John Sides posted a great graph about how useless head-to-head polling is right now for predicting presidential general election results; I have a post up over at Greg's place in which I add a couple of other things not to pay attention to right now if what you want to know is whether Barack Obama will be re-elected or not. Mostly, I add that state head-to-head polls are useless now, and that they'll continue to be pretty much useless until after the party conventions next year. Why? Mostly, because state results are driven by national results. So if Obama wins by six points nationally, you can bet that he'll win, say, marginally Democratic states such as Iowa and New Mexico, regardless of what state polling indicates earlier on. Eventually, the electoral college will reflect the national results, and specific state quirks only really matter if it's a very close race. The other part of it is that while lots of organizations poll regularly at the national level, state polling tends to be a hodgepodge, and you a bad state poll is apt to be far more misleading than a bad national poll. Of course, this is the kind of stuff that Nate Silver is extremely good at, and when it starts mattering in fall 2012 I'll certainly be recommending his numbers.

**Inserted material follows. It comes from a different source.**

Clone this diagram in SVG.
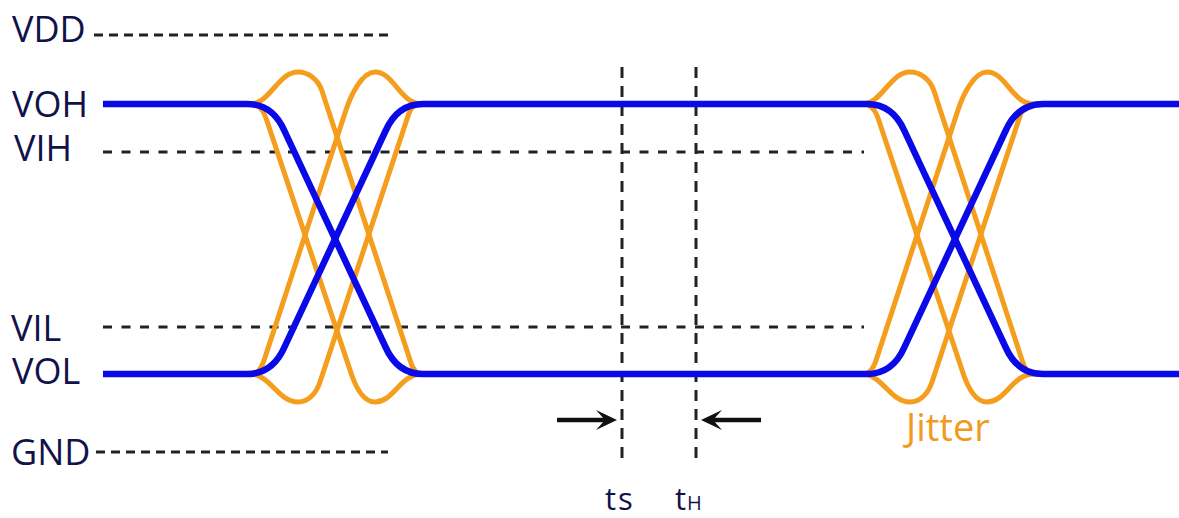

As long as I'm on that subject, though, I'll add one more thing to ignore: state polling on the nomination process outside of the early states -- and even then, I'd take New Hampshire and South Carolina polling with a heavier than usual grain of salt. This is just a consequence of the stuff I was talking about earlier today...right now, rank-and-file presidential nomination preference isn't mediated by the people who are going to influence it down the line. In other words, no one is campaigning yet in California, and they won't for a long time. As 2011 goes on, Iowa and New Hampshire polling start becoming more and more meaningful as the campaign really starts happening in those places, but in states without active campaigning the results will lag behind.
One thing I've never quite understood is why campaigning in specific states matters so much during primary season. Don't most primary voters get most of their information from the national press, regardless of where campaign stops are made? Why weren't there more Iowa eEpublicans in 2008 or 2000 who wanted McCain to win the nomination, or Democrats who wanted someone other than Tom Harkin in 1992?